* RAW DATA *
<<<<
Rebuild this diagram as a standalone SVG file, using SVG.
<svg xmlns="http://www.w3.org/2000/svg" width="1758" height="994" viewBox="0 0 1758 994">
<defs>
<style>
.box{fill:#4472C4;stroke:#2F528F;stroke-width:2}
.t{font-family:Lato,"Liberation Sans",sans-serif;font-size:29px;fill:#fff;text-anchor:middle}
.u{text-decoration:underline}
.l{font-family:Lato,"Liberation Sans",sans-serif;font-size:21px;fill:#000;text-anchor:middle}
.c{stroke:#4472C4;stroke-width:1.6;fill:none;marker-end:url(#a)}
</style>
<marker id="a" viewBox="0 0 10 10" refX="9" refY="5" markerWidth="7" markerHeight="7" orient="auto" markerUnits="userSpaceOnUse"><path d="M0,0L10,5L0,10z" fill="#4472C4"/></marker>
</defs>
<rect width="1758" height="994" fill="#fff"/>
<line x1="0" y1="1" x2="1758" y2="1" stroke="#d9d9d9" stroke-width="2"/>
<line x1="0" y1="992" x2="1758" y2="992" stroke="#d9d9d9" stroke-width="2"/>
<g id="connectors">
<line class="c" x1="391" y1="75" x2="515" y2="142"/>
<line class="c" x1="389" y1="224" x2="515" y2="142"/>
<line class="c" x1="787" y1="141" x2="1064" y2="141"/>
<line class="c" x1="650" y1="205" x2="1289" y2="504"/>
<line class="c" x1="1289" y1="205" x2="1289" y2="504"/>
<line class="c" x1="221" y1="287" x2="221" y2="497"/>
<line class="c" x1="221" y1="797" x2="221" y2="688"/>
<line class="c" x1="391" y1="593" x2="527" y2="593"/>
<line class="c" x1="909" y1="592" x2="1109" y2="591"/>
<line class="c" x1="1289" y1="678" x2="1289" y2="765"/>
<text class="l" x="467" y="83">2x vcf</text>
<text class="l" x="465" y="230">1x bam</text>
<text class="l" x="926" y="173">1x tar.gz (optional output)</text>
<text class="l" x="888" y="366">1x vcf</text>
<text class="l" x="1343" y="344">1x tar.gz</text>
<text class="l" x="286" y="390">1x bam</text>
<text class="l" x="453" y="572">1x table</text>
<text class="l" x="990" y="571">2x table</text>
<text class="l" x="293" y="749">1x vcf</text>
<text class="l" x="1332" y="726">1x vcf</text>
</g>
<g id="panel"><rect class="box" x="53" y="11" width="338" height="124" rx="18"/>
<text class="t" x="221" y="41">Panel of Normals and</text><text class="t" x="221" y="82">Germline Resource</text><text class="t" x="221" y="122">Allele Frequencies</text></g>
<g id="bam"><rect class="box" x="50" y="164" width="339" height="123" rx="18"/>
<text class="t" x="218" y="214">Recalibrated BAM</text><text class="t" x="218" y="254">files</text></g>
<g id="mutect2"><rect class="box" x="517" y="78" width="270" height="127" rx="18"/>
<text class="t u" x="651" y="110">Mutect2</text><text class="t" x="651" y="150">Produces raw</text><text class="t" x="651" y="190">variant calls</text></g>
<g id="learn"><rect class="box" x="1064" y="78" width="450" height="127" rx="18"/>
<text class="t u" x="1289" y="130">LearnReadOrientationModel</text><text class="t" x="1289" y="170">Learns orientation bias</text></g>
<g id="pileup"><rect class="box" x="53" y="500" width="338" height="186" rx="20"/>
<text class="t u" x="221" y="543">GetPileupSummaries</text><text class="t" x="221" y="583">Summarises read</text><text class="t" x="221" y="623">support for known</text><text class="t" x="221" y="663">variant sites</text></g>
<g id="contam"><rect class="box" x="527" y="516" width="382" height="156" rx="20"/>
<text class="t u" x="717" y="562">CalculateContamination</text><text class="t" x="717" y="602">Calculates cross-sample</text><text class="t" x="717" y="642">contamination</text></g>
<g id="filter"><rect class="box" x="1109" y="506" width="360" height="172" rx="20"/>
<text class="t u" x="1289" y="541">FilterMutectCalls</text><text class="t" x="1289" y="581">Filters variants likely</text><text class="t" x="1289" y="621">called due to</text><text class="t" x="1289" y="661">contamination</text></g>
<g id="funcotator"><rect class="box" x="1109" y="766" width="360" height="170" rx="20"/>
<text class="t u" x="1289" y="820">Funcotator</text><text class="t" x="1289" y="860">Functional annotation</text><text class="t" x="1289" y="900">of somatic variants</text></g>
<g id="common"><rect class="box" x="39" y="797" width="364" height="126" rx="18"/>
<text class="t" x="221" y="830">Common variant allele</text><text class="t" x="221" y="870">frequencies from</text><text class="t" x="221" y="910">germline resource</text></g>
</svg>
>>>>
* WHAT YOU ARE ASKED TO DO *
Nothing should be changed: write out all of the data as is.

* TASK SOLUTION *
Rebuild this diagram as a standalone SVG file, using SVG.
<svg xmlns="http://www.w3.org/2000/svg" width="1758" height="994" viewBox="0 0 1758 994">
<defs>
<style>
.box{fill:#4472C4;stroke:#2F528F;stroke-width:2}
.t{font-family:Lato,"Liberation Sans",sans-serif;font-size:29px;fill:#fff;text-anchor:middle}
.u{text-decoration:underline}
.l{font-family:Lato,"Liberation Sans",sans-serif;font-size:21px;fill:#000;text-anchor:middle}
.c{stroke:#4472C4;stroke-width:1.6;fill:none;marker-end:url(#a)}
</style>
<marker id="a" viewBox="0 0 10 10" refX="9" refY="5" markerWidth="7" markerHeight="7" orient="auto" markerUnits="userSpaceOnUse"><path d="M0,0L10,5L0,10z" fill="#4472C4"/></marker>
</defs>
<rect width="1758" height="994" fill="#fff"/>
<line x1="0" y1="1" x2="1758" y2="1" stroke="#d9d9d9" stroke-width="2"/>
<line x1="0" y1="992" x2="1758" y2="992" stroke="#d9d9d9" stroke-width="2"/>
<g id="connectors">
<line class="c" x1="391" y1="75" x2="515" y2="142"/>
<line class="c" x1="389" y1="224" x2="515" y2="142"/>
<line class="c" x1="787" y1="141" x2="1064" y2="141"/>
<line class="c" x1="650" y1="205" x2="1289" y2="504"/>
<line class="c" x1="1289" y1="205" x2="1289" y2="504"/>
<line class="c" x1="221" y1="287" x2="221" y2="497"/>
<line class="c" x1="221" y1="797" x2="221" y2="688"/>
<line class="c" x1="391" y1="593" x2="527" y2="593"/>
<line class="c" x1="909" y1="592" x2="1109" y2="591"/>
<line class="c" x1="1289" y1="678" x2="1289" y2="765"/>
<text class="l" x="467" y="83">2x vcf</text>
<text class="l" x="465" y="230">1x bam</text>
<text class="l" x="926" y="173">1x tar.gz (optional output)</text>
<text class="l" x="888" y="366">1x vcf</text>
<text class="l" x="1343" y="344">1x tar.gz</text>
<text class="l" x="286" y="390">1x bam</text>
<text class="l" x="453" y="572">1x table</text>
<text class="l" x="990" y="571">2x table</text>
<text class="l" x="293" y="749">1x vcf</text>
<text class="l" x="1332" y="726">1x vcf</text>
</g>
<g id="panel"><rect class="box" x="53" y="11" width="338" height="124" rx="18"/>
<text class="t" x="221" y="41">Panel of Normals and</text><text class="t" x="221" y="82">Germline Resource</text><text class="t" x="221" y="122">Allele Frequencies</text></g>
<g id="bam"><rect class="box" x="50" y="164" width="339" height="123" rx="18"/>
<text class="t" x="218" y="214">Recalibrated BAM</text><text class="t" x="218" y="254">files</text></g>
<g id="mutect2"><rect class="box" x="517" y="78" width="270" height="127" rx="18"/>
<text class="t u" x="651" y="110">Mutect2</text><text class="t" x="651" y="150">Produces raw</text><text class="t" x="651" y="190">variant calls</text></g>
<g id="learn"><rect class="box" x="1064" y="78" width="450" height="127" rx="18"/>
<text class="t u" x="1289" y="130">LearnReadOrientationModel</text><text class="t" x="1289" y="170">Learns orientation bias</text></g>
<g id="pileup"><rect class="box" x="53" y="500" width="338" height="186" rx="20"/>
<text class="t u" x="221" y="543">GetPileupSummaries</text><text class="t" x="221" y="583">Summarises read</text><text class="t" x="221" y="623">support for known</text><text class="t" x="221" y="663">variant sites</text></g>
<g id="contam"><rect class="box" x="527" y="516" width="382" height="156" rx="20"/>
<text class="t u" x="717" y="562">CalculateContamination</text><text class="t" x="717" y="602">Calculates cross-sample</text><text class="t" x="717" y="642">contamination</text></g>
<g id="filter"><rect class="box" x="1109" y="506" width="360" height="172" rx="20"/>
<text class="t u" x="1289" y="541">FilterMutectCalls</text><text class="t" x="1289" y="581">Filters variants likely</text><text class="t" x="1289" y="621">called due to</text><text class="t" x="1289" y="661">contamination</text></g>
<g id="funcotator"><rect class="box" x="1109" y="766" width="360" height="170" rx="20"/>
<text class="t u" x="1289" y="820">Funcotator</text><text class="t" x="1289" y="860">Functional annotation</text><text class="t" x="1289" y="900">of somatic variants</text></g>
<g id="common"><rect class="box" x="39" y="797" width="364" height="126" rx="18"/>
<text class="t" x="221" y="830">Common variant allele</text><text class="t" x="221" y="870">frequencies from</text><text class="t" x="221" y="910">germline resource</text></g>
</svg>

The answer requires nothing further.